- **INFORMATION PROVIDED**:

☆ ☆ ☆ ☆ ☆ ☆ ☆

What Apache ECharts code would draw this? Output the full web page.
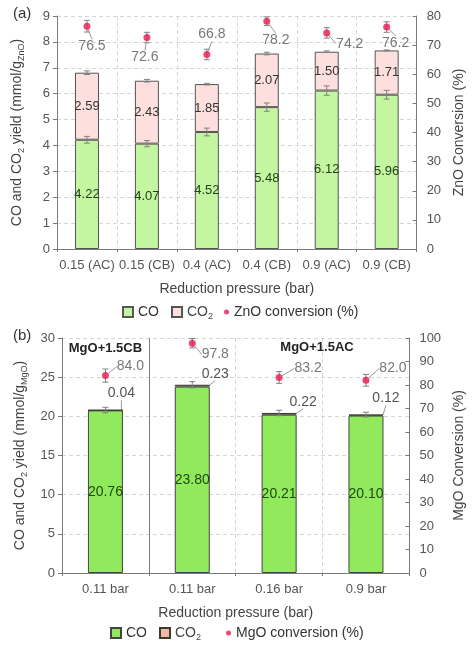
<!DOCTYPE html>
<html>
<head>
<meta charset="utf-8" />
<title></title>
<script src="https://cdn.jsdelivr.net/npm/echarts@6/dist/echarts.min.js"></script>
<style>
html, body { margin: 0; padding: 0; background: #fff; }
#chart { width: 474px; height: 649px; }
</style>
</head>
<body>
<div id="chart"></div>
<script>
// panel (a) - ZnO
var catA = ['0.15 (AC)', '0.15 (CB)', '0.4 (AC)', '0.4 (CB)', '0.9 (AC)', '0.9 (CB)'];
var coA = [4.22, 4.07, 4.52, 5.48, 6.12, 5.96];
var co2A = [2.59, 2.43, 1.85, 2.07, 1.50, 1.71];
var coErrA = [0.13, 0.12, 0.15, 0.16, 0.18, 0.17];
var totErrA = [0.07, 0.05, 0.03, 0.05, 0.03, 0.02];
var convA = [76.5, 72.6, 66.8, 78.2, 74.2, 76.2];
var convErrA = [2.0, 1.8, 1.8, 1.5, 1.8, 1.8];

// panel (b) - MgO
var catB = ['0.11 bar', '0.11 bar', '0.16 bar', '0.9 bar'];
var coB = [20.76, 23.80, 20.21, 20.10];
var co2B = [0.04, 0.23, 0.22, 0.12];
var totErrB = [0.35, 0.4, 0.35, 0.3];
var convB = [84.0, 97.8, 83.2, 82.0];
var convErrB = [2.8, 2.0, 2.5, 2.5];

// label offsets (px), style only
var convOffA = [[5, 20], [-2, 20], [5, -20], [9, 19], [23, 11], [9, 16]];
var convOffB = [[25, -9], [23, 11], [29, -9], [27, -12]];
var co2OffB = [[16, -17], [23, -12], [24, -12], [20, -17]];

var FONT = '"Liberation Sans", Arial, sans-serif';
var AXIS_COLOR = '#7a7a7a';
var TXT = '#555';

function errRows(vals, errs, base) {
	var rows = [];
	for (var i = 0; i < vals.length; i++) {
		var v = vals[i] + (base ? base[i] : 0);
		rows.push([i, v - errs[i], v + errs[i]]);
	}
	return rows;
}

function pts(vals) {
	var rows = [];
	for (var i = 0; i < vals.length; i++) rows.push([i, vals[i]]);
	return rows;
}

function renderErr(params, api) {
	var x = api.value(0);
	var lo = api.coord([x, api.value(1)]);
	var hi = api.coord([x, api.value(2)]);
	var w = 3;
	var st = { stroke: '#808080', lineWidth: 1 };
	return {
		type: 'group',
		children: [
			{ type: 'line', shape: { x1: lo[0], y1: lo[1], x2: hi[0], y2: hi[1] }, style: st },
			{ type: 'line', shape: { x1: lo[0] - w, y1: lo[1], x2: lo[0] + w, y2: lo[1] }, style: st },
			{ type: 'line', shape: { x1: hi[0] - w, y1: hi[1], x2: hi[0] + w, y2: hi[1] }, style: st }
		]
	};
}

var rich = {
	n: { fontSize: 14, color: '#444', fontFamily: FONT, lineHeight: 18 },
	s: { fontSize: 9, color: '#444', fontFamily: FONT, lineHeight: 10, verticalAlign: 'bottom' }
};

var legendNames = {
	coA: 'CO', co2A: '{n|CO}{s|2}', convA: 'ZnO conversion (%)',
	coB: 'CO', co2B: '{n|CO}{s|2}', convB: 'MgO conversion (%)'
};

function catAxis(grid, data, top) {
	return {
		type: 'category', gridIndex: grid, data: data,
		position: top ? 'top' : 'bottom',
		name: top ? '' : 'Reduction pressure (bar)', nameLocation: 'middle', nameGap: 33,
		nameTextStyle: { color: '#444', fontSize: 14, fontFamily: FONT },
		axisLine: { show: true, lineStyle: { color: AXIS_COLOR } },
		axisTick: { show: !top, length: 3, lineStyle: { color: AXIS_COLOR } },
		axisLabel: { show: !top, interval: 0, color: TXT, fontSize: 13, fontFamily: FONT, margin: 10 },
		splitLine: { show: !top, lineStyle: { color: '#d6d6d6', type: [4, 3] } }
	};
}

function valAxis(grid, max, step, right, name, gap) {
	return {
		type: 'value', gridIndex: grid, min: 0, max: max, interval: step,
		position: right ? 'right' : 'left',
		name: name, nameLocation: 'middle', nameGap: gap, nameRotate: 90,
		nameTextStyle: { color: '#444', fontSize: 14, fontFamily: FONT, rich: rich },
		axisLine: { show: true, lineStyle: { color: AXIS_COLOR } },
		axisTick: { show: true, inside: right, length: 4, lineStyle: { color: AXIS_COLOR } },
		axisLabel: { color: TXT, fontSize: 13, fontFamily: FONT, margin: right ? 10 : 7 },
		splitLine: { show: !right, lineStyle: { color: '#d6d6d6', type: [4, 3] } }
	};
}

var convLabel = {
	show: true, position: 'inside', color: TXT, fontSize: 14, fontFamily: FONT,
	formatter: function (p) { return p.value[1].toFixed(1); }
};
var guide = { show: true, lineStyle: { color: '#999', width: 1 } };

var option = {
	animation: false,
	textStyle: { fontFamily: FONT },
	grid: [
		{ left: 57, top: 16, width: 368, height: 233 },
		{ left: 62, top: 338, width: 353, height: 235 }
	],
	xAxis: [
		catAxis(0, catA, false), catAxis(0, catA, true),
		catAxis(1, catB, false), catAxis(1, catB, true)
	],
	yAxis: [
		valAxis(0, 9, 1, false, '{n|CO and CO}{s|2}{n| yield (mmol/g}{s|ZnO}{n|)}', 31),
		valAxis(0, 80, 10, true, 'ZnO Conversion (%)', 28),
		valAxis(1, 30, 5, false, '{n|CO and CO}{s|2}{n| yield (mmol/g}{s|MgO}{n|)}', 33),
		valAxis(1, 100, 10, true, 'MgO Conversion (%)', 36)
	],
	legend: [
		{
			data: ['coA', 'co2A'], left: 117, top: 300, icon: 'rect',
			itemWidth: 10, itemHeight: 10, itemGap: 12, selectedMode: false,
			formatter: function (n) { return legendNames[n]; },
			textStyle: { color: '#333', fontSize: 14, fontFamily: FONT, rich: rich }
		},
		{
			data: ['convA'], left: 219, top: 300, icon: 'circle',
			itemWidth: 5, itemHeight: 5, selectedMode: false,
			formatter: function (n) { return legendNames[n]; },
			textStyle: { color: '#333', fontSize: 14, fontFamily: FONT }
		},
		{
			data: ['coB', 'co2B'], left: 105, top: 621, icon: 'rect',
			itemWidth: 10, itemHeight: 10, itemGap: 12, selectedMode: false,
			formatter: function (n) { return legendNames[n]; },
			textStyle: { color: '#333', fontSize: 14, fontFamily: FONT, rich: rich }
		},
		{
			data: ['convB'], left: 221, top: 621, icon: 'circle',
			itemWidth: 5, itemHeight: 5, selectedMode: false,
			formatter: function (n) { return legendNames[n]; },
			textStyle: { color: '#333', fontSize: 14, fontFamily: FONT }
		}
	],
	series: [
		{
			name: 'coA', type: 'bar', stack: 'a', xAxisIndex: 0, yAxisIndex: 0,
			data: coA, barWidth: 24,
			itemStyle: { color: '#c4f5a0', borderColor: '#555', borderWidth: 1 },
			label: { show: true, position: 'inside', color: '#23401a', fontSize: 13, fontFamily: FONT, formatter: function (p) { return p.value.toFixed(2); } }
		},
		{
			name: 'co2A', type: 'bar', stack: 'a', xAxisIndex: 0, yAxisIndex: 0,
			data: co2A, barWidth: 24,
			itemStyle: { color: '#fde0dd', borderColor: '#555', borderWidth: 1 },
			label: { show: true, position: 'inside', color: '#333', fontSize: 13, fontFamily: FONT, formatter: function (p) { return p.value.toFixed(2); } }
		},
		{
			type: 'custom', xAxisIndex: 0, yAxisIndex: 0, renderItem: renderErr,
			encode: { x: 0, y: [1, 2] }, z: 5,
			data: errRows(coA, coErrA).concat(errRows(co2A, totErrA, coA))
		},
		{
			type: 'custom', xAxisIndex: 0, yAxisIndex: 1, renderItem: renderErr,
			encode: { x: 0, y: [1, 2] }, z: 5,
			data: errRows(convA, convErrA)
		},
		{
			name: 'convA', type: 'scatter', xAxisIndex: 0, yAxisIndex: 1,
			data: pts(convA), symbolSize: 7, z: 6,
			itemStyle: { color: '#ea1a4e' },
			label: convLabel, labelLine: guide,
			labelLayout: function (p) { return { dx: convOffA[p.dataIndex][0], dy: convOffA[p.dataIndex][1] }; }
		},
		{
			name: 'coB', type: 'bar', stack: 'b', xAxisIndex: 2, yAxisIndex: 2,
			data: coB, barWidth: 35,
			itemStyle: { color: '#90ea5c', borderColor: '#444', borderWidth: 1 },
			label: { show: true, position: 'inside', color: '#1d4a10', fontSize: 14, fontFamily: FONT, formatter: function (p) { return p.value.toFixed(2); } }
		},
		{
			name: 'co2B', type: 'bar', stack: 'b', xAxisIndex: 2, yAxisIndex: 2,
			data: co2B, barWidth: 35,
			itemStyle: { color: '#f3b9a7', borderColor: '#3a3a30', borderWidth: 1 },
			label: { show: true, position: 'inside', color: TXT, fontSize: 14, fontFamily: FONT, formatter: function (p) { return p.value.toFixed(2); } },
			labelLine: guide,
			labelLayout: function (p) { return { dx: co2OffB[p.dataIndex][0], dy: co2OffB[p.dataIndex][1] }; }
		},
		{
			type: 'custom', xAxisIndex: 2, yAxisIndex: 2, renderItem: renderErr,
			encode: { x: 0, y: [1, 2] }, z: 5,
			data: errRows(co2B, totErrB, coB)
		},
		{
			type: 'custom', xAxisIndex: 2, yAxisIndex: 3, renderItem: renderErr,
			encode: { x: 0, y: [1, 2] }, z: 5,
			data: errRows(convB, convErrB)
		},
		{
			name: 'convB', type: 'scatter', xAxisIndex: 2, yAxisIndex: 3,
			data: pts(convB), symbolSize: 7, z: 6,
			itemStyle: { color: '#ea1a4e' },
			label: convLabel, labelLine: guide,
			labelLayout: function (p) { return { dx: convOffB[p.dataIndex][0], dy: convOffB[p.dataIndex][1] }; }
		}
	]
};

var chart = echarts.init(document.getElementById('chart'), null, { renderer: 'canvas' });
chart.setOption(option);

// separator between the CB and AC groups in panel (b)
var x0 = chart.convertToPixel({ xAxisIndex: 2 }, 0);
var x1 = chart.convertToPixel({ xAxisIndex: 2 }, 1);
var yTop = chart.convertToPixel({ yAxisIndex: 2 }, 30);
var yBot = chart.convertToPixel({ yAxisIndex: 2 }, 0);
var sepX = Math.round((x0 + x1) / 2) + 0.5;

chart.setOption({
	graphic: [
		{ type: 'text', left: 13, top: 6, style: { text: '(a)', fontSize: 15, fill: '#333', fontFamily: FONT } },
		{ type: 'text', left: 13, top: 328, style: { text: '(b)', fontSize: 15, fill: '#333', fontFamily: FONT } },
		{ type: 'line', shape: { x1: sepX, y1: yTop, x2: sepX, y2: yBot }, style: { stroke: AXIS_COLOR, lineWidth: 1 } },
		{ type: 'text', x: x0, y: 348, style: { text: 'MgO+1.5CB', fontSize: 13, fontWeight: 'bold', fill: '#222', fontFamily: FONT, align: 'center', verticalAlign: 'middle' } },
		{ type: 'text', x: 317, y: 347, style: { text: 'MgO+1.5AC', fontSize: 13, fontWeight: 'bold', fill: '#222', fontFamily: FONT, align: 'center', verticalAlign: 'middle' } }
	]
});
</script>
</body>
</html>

☆ ☆ ☆ ☆ ☆ ☆ ☆

- **TASK TO CARRY OUT**: Return, unchanged, the lines from the first line of the material through the line that holds "var TXT = '#555';", inclusive, omitting pictures.

- **WRITTEN RESPONSE**:
What Apache ECharts code would draw this? Output the full web page.
<!DOCTYPE html>
<html>
<head>
<meta charset="utf-8" />
<title></title>
<script src="https://cdn.jsdelivr.net/npm/echarts@6/dist/echarts.min.js"></script>
<style>
html, body { margin: 0; padding: 0; background: #fff; }
#chart { width: 474px; height: 649px; }
</style>
</head>
<body>
<div id="chart"></div>
<script>
// panel (a) - ZnO
var catA = ['0.15 (AC)', '0.15 (CB)', '0.4 (AC)', '0.4 (CB)', '0.9 (AC)', '0.9 (CB)'];
var coA = [4.22, 4.07, 4.52, 5.48, 6.12, 5.96];
var co2A = [2.59, 2.43, 1.85, 2.07, 1.50, 1.71];
var coErrA = [0.13, 0.12, 0.15, 0.16, 0.18, 0.17];
var totErrA = [0.07, 0.05, 0.03, 0.05, 0.03, 0.02];
var convA = [76.5, 72.6, 66.8, 78.2, 74.2, 76.2];
var convErrA = [2.0, 1.8, 1.8, 1.5, 1.8, 1.8];

// panel (b) - MgO
var catB = ['0.11 bar', '0.11 bar', '0.16 bar', '0.9 bar'];
var coB = [20.76, 23.80, 20.21, 20.10];
var co2B = [0.04, 0.23, 0.22, 0.12];
var totErrB = [0.35, 0.4, 0.35, 0.3];
var convB = [84.0, 97.8, 83.2, 82.0];
var convErrB = [2.8, 2.0, 2.5, 2.5];

// label offsets (px), style only
var convOffA = [[5, 20], [-2, 20], [5, -20], [9, 19], [23, 11], [9, 16]];
var convOffB = [[25, -9], [23, 11], [29, -9], [27, -12]];
var co2OffB = [[16, -17], [23, -12], [24, -12], [20, -17]];

var FONT = '"Liberation Sans", Arial, sans-serif';
var AXIS_COLOR = '#7a7a7a';
var TXT = '#555';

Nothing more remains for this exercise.